Class is fluid though but race isn’t.
Race can be - both in what race someone is perceived as can differ and in what the ideas of what someone being that race means.
Class is similar - plenty of people think you can't really change class. The whole 'old money/new money' thing.
There is a perfectly adequate quantity of research papers to support the existence of white privilege.
Quantity, probably. The whole 'publish or perish' set-up has meant there is a lot of research.
That set-up, along with the current funding model and other issues, is terrible for quality research. All areas of research, but particularly the social sciences, are dealing with replication and academic journal crises. The peer reviewed process is falling apart - some of the biggest journals are having to make the biggest retractions - and in psychology, I've read something like 90% of the things we take as 'fact' have never been properly replicated and when done, the majority of 'significant findings' fail.
And even with all that research, I struggle to find anything that says teaching white kids about white privilege does anything positive. Things are more complicated than 'stating a fact, discuss = attitude and social change".
Even if you view individualistic privilege as fact, which even within CRT is still contested, would teaching white privilege that way be worth it if all it does is make white people hate other white people more? If it did nothing to tackle racism, nothing to bring people together? Because as the study I linked before suggests, there is evidence that that is all we'd get. If education/facts by themselves did much for social and behavioural change, we wouldn't have an obesity epidemic.
There is also a glut of research that discusses racism and other forms of oppression through lenses other than individualistic critical race theory. We can discuss social issues at a population and community level, we can discuss history, systems, and diversification of the methods of change. We can do all of that without ignoring that even within some branches of CRT, privilege isn't this fixed thing people have -- if social systems change, then the social (dis)incentives, social openings and barriers, those all change too.
I know Western models of societies love to get individualistic, that our education and media love their born-underdog heroes and born horrible villains. There may be ways to use that to our advantage, but really, to get people involved in structural, systemic change, we have to discuss issues as structural and systemic, we have discuss these as actions perpetuated by systems and that we can change the systems, not something some has or doesn't have.
And, as noblegiraffe said, there are a lot of people on this site so lots of people discussing one thing can just mean those with other opinions don't get involved.

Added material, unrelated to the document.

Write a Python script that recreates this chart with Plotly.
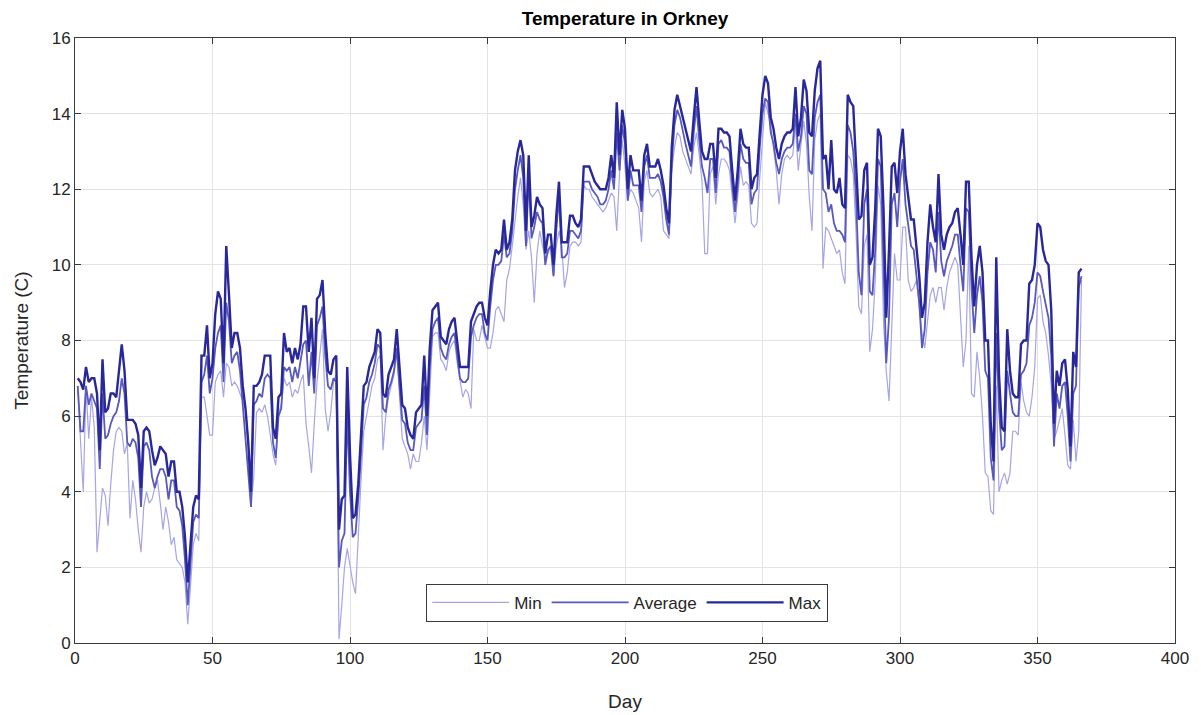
import plotly.graph_objects as go

days = list(range(1, 367))

t_max = [
    7.0, 6.9, 6.7, 7.3, 6.9, 7.0, 7.0, 6.6, 5.1, 7.5,
    6.1, 6.2, 6.6, 6.6, 6.5, 7.3, 7.9, 7.2, 5.9, 5.9,
    5.9, 5.8, 5.5, 4.1, 5.6, 5.7, 5.6, 5.1, 4.7, 4.9,
    5.2, 5.1, 5.0, 4.4, 4.8, 4.8, 4.0, 4.0, 3.6, 2.8,
    1.6, 2.6, 3.6, 3.9, 3.8, 7.6, 7.6, 8.4, 7.0, 7.4,
    8.7, 9.3, 9.1, 7.4, 10.5, 9.2, 7.8, 8.2, 8.2, 7.8,
    6.8, 6.2, 5.3, 4.0, 6.8, 6.8, 6.9, 7.1, 7.6, 7.6,
    7.6, 5.7, 5.4, 6.5, 6.6, 8.2, 7.7, 7.8, 7.4, 7.8,
    7.5, 7.9, 8.9, 8.9, 7.7, 8.6, 7.0, 9.1, 9.2, 9.6,
    8.2, 7.2, 7.1, 7.5, 7.6, 3.0, 3.8, 3.9, 7.3, 5.0,
    3.3, 3.4, 4.2, 5.5, 6.8, 6.9, 7.3, 7.5, 7.7, 8.3,
    8.2, 6.6, 6.5, 7.1, 7.3, 7.5, 8.3, 7.2, 6.3, 6.2,
    5.7, 5.5, 5.4, 6.1, 6.2, 6.3, 7.6, 6.0, 7.8, 8.8,
    8.9, 9.0, 8.1, 8.0, 7.9, 8.3, 8.5, 8.6, 8.0, 7.3,
    7.3, 7.3, 7.3, 8.5, 8.7, 8.9, 9.0, 9.0, 8.6, 8.4,
    9.3, 10.0, 10.4, 10.3, 10.4, 11.2, 10.4, 10.6, 11.2, 12.5,
    13.0, 13.3, 12.9, 10.9, 12.9, 11.0, 11.3, 11.8, 11.6, 11.5,
    10.3, 10.8, 10.8, 10.0, 11.3, 12.2, 10.6, 10.6, 10.6, 11.3,
    11.3, 11.1, 11.0, 11.2, 12.6, 12.6, 12.6, 12.4, 12.2, 12.1,
    12.0, 12.0, 12.0, 12.3, 12.9, 12.3, 14.3, 12.9, 14.1, 13.6,
    12.0, 12.9, 12.5, 12.5, 12.5, 11.7, 12.9, 13.2, 12.6, 12.6,
    12.6, 12.8, 12.5, 12.1, 11.5, 11.1, 13.1, 14.1, 14.5, 14.2,
    13.9, 13.6, 13.3, 13.0, 13.9, 14.7, 13.8, 13.0, 12.8, 12.8,
    13.2, 13.2, 12.3, 13.6, 13.6, 13.5, 13.5, 13.4, 12.5, 11.7,
    12.5, 13.6, 13.2, 13.1, 13.1, 12.0, 12.3, 12.4, 13.5, 14.5,
    15.0, 14.8, 13.9, 13.6, 13.1, 12.8, 13.2, 13.4, 13.5, 13.5,
    13.6, 14.7, 13.4, 13.9, 14.9, 14.6, 13.5, 13.4, 14.6, 15.2,
    15.4, 12.8, 12.9, 12.0, 13.3, 12.0, 11.9, 12.3, 11.6, 11.5,
    14.5, 14.3, 14.2, 12.8, 11.2, 11.3, 12.5, 12.7, 10.0, 10.2,
    11.5, 13.6, 13.4, 11.5, 8.6, 10.4, 12.6, 12.7, 11.9, 13.0,
    13.6, 12.4, 11.8, 11.2, 11.2, 10.4, 9.7, 8.6, 9.0, 10.6,
    11.6, 11.0, 10.6, 12.4, 10.8, 10.4, 10.8, 11.0, 11.1, 11.4,
    11.5, 10.8, 10.0, 12.2, 12.2, 10.2, 8.9, 10.0, 10.5, 9.8,
    8.0, 8.0, 5.8, 4.8, 10.2, 7.1, 5.7, 5.6, 8.3, 7.2,
    6.6, 6.5, 6.5, 7.9, 8.0, 8.0, 9.5, 9.6, 10.0, 11.1,
    11.0, 10.4, 10.1, 10.0, 8.8, 5.8, 7.2, 6.8, 7.4, 7.5,
    6.7, 5.2, 7.7, 7.3, 9.8, 9.9,
]

t_avg = [
    6.8, 5.6, 5.6, 6.8, 6.3, 6.6, 6.4, 6.2, 4.6, 6.6,
    5.4, 5.5, 5.8, 6.0, 6.1, 6.4, 7.0, 6.6, 5.3, 5.2,
    5.4, 5.3, 4.9, 3.6, 5.2, 5.3, 5.1, 4.4, 4.1, 4.4,
    4.6, 4.6, 4.4, 3.8, 4.3, 4.3, 3.6, 3.5, 3.1, 2.2,
    1.0, 2.0, 3.2, 3.4, 3.3, 6.9, 7.1, 7.6, 6.6, 7.0,
    7.8, 8.2, 8.4, 6.9, 9.0, 8.5, 7.4, 7.6, 7.7, 7.2,
    6.3, 5.6, 4.5, 3.6, 6.3, 6.4, 6.6, 6.5, 7.0, 7.1,
    7.0, 5.3, 4.9, 6.0, 6.2, 7.3, 7.2, 7.3, 6.9, 7.3,
    7.0, 7.5, 7.9, 8.0, 6.8, 7.7, 6.6, 8.4, 8.6, 8.9,
    7.6, 6.8, 6.7, 7.0, 6.9, 2.0, 2.7, 2.9, 6.1, 4.0,
    2.8, 2.9, 3.8, 5.0, 6.3, 6.5, 6.9, 7.1, 7.4, 7.9,
    7.8, 6.2, 6.1, 6.7, 6.9, 7.2, 7.8, 6.8, 5.9, 5.8,
    5.3, 5.1, 5.1, 5.7, 5.8, 5.9, 6.8, 5.5, 7.3, 8.3,
    8.5, 8.6, 7.8, 7.6, 7.5, 7.9, 8.1, 8.2, 7.6, 7.0,
    6.9, 6.9, 7.0, 8.1, 8.4, 8.6, 8.7, 8.7, 8.2, 8.0,
    8.9, 9.6, 10.0, 10.0, 10.1, 10.8, 10.2, 10.3, 10.9, 12.0,
    12.5, 12.9, 12.3, 10.5, 12.4, 10.7, 11.0, 11.4, 11.2, 11.1,
    10.0, 10.4, 10.5, 9.7, 10.9, 11.8, 10.2, 10.2, 10.3, 10.9,
    10.9, 10.8, 10.7, 10.9, 12.2, 12.2, 12.2, 12.0, 11.9, 11.8,
    11.6, 11.6, 11.7, 12.0, 12.5, 12.0, 13.5, 12.5, 13.7, 13.2,
    11.7, 12.5, 12.1, 12.1, 12.1, 11.4, 12.6, 12.9, 12.3, 12.3,
    12.3, 12.4, 12.2, 11.8, 11.2, 10.8, 12.7, 13.7, 14.1, 13.9,
    13.5, 13.2, 12.9, 12.6, 13.5, 14.2, 13.3, 12.6, 12.3, 11.9,
    12.8, 12.8, 11.9, 13.2, 13.3, 13.1, 13.1, 13.0, 12.1, 11.4,
    12.1, 13.2, 12.8, 12.7, 12.7, 11.6, 11.9, 12.0, 13.1, 14.0,
    14.4, 14.3, 13.5, 13.2, 12.7, 12.4, 12.8, 13.0, 13.1, 13.1,
    13.2, 14.0, 13.0, 13.4, 14.2, 14.0, 12.5, 12.4, 13.9, 14.3,
    14.5, 12.0, 11.9, 11.4, 11.6, 11.1, 10.9, 10.9, 10.8, 10.6,
    13.7, 13.5, 13.0, 11.8, 9.8, 9.2, 11.6, 12.0, 9.3, 9.2,
    10.4, 12.8, 12.6, 10.3, 7.4, 8.6, 11.6, 11.9, 11.0, 12.2,
    12.8, 11.6, 11.0, 10.5, 10.4, 9.6, 9.0, 7.8, 8.3, 9.8,
    10.6, 10.4, 9.8, 11.4, 10.1, 9.7, 10.1, 10.3, 10.5, 10.8,
    10.8, 10.0, 9.3, 11.5, 11.4, 9.4, 8.2, 9.2, 9.7, 9.0,
    7.2, 7.0, 4.9, 4.3, 8.2, 6.2, 5.1, 5.2, 7.2, 6.6,
    6.1, 6.0, 6.0, 7.1, 7.2, 7.4, 8.4, 8.6, 9.0, 9.8,
    9.7, 9.3, 8.9, 8.6, 7.6, 5.2, 6.6, 6.2, 6.8, 6.9,
    6.0, 4.8, 6.6, 6.8, 9.4, 9.7,
]

t_min = [
    6.7, 5.2, 4.0, 6.8, 5.4, 6.5, 5.7, 2.4, 3.3, 4.1,
    3.9, 3.1, 4.2, 5.1, 5.6, 5.7, 5.6, 5.0, 5.3, 3.3,
    4.3, 3.8, 3.0, 2.4, 3.6, 4.0, 3.7, 3.8, 4.1, 4.3,
    3.7, 3.0, 3.6, 3.2, 2.6, 2.8, 2.2, 2.1, 2.0, 1.6,
    0.5, 1.5, 2.6, 2.9, 2.7, 6.5, 6.5, 6.0, 5.5, 5.5,
    6.9, 7.1, 7.2, 6.5, 7.4, 7.3, 6.8, 6.9, 6.8, 6.6,
    6.4, 6.2, 5.4, 3.6, 4.4, 6.1, 6.2, 6.1, 6.3, 6.0,
    5.5, 5.0, 4.7, 6.1, 6.3, 7.0, 6.8, 6.9, 6.5, 6.7,
    6.6, 6.9, 7.1, 5.8, 5.2, 4.5, 5.8, 6.9, 7.6, 8.3,
    6.2, 5.6, 6.1, 6.9, 7.1, 0.1, 1.0, 2.0, 2.5, 2.0,
    1.6, 1.3, 3.0, 4.3, 5.6, 6.0, 6.5, 6.8, 7.0, 7.5,
    7.6, 5.1, 6.0, 6.5, 6.8, 7.1, 7.7, 6.4, 5.4, 5.2,
    5.0, 4.6, 5.0, 4.8, 4.8, 5.3, 6.0, 5.1, 6.5, 8.1,
    8.2, 8.2, 7.5, 7.4, 7.2, 7.7, 7.9, 8.0, 7.4, 6.9,
    6.5, 6.7, 6.6, 6.2, 8.3, 8.0, 8.0, 8.4, 8.1, 7.8,
    7.8, 8.2, 8.8, 8.9, 8.7, 8.5, 9.6, 9.9, 10.5, 11.2,
    11.8, 12.3, 11.6, 10.4, 10.9, 10.2, 9.0, 10.3, 10.9, 10.5,
    10.2, 10.3, 10.5, 9.7, 10.5, 10.9, 10.5, 9.4, 9.8, 10.5,
    10.6, 10.6, 10.5, 10.6, 12.1, 12.0, 12.0, 11.8, 11.7, 11.6,
    11.5, 11.4, 11.5, 11.7, 11.9, 11.8, 10.9, 12.4, 13.3, 12.6,
    11.7, 12.0, 11.9, 11.7, 11.5, 10.6, 12.2, 12.5, 11.9, 11.8,
    11.9, 12.0, 11.8, 10.9, 10.8, 10.7, 12.5, 13.1, 13.5, 13.4,
    13.0, 12.8, 12.6, 12.4, 13.1, 13.5, 12.9, 12.2, 10.3, 10.3,
    12.4, 12.6, 11.6, 12.4, 12.8, 12.8, 12.7, 12.5, 11.8, 11.1,
    11.8, 12.6, 12.1, 12.2, 12.1, 11.1, 11.0, 11.1, 12.3, 13.4,
    14.3, 14.0, 13.7, 13.1, 12.5, 11.6, 12.4, 12.8, 12.9, 12.8,
    12.9, 13.7, 12.5, 13.2, 13.8, 13.2, 11.8, 10.9, 13.3, 13.8,
    14.0, 9.9, 11.0, 10.9, 10.7, 10.5, 10.3, 10.4, 9.8, 9.5,
    12.9, 12.8, 12.4, 10.9, 8.9, 8.7, 10.5, 10.8, 7.7, 8.3,
    9.6, 12.1, 11.6, 8.5, 7.2, 6.4, 8.5, 10.3, 9.6, 9.6,
    11.0, 11.0, 9.6, 9.3, 9.4, 9.6, 8.9, 8.2, 7.8, 8.6,
    9.2, 9.4, 9.0, 9.4, 9.4, 8.8, 9.4, 9.8, 10.0, 10.2,
    10.0, 8.8, 7.3, 8.0, 10.5, 6.6, 6.5, 7.7, 7.0, 6.0,
    4.5, 4.4, 3.5, 3.4, 6.8, 4.0, 4.3, 4.5, 4.2, 4.5,
    5.6, 5.6, 5.5, 6.9, 6.4, 6.1, 6.0, 6.5, 7.3, 9.1,
    9.2, 8.5, 8.2, 7.6, 6.8, 5.4, 5.6, 5.9, 6.2, 5.5,
    4.7, 4.6, 5.9, 4.8, 5.6, 9.6,
]

x_ticks = [0, 50, 100, 150, 200, 250, 300, 350, 400]
y_ticks = [0, 2, 4, 6, 8, 10, 12, 14, 16]

FONT = "Liberation Sans, Arial, Helvetica, sans-serif"
TXT = "#262626"

fig = go.Figure()
fig.add_trace(go.Scatter(x=days, y=t_min, mode="lines", name="Min",
                         line=dict(color="rgb(165,165,232)", width=1.2)))
fig.add_trace(go.Scatter(x=days, y=t_avg, mode="lines", name="Average",
                         line=dict(color="rgb(88,88,190)", width=1.8)))
fig.add_trace(go.Scatter(x=days, y=t_max, mode="lines", name="Max",
                         line=dict(color="rgb(40,40,155)", width=2.4)))

axis_common = dict(
    showgrid=True, gridcolor="#e3e3e3", gridwidth=1,
    showline=True, linecolor="#3a3a3a", linewidth=1, mirror="ticks",
    ticks="inside", ticklen=6, tickcolor="#3a3a3a", automargin=False,
    zeroline=False, tickfont=dict(family=FONT, size=17, color=TXT),
)

fig.update_layout(
    width=1201, height=715,
    margin=dict(l=75, r=26, t=38, b=72),
    paper_bgcolor="white", plot_bgcolor="white",
    font=dict(family=FONT, color=TXT),
    title=dict(text="<b>Temperature in Orkney</b>", x=0.5, xanchor="center",
               xref="paper", y=0.975, yanchor="middle",
               font=dict(family=FONT, size=19, color="black")),
    xaxis=dict(range=[0, 400], tickvals=x_ticks,
               title=dict(text="Day", font=dict(family=FONT, size=19, color=TXT), standoff=27),
               **axis_common),
    yaxis=dict(range=[0, 16], tickvals=y_ticks,
               title=dict(text="Temperature (C)", font=dict(family=FONT, size=19, color=TXT), standoff=18),
               **axis_common),
    legend=dict(orientation="h", x=0.502, xanchor="center", y=0.035, yanchor="bottom",
                bgcolor="white", bordercolor="#3a3a3a", borderwidth=1,
                font=dict(family=FONT, size=17, color=TXT),
                itemwidth=77, tracegroupgap=0),
    showlegend=True,
)

fig.write_html("out.html")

It has theoretical merit, but it's practical applications haven't been shown. I've seen individualistic male privilege being taught to kids backfire spectacularly in my own work much like in the white privilege study I referenced earlier. It didn't make anyone nicer, it didn't bring anyone together, it just fed more into this individualistic way of looking at the problem and started to treat each other and themselves as the enemy which I don't think helps anyone.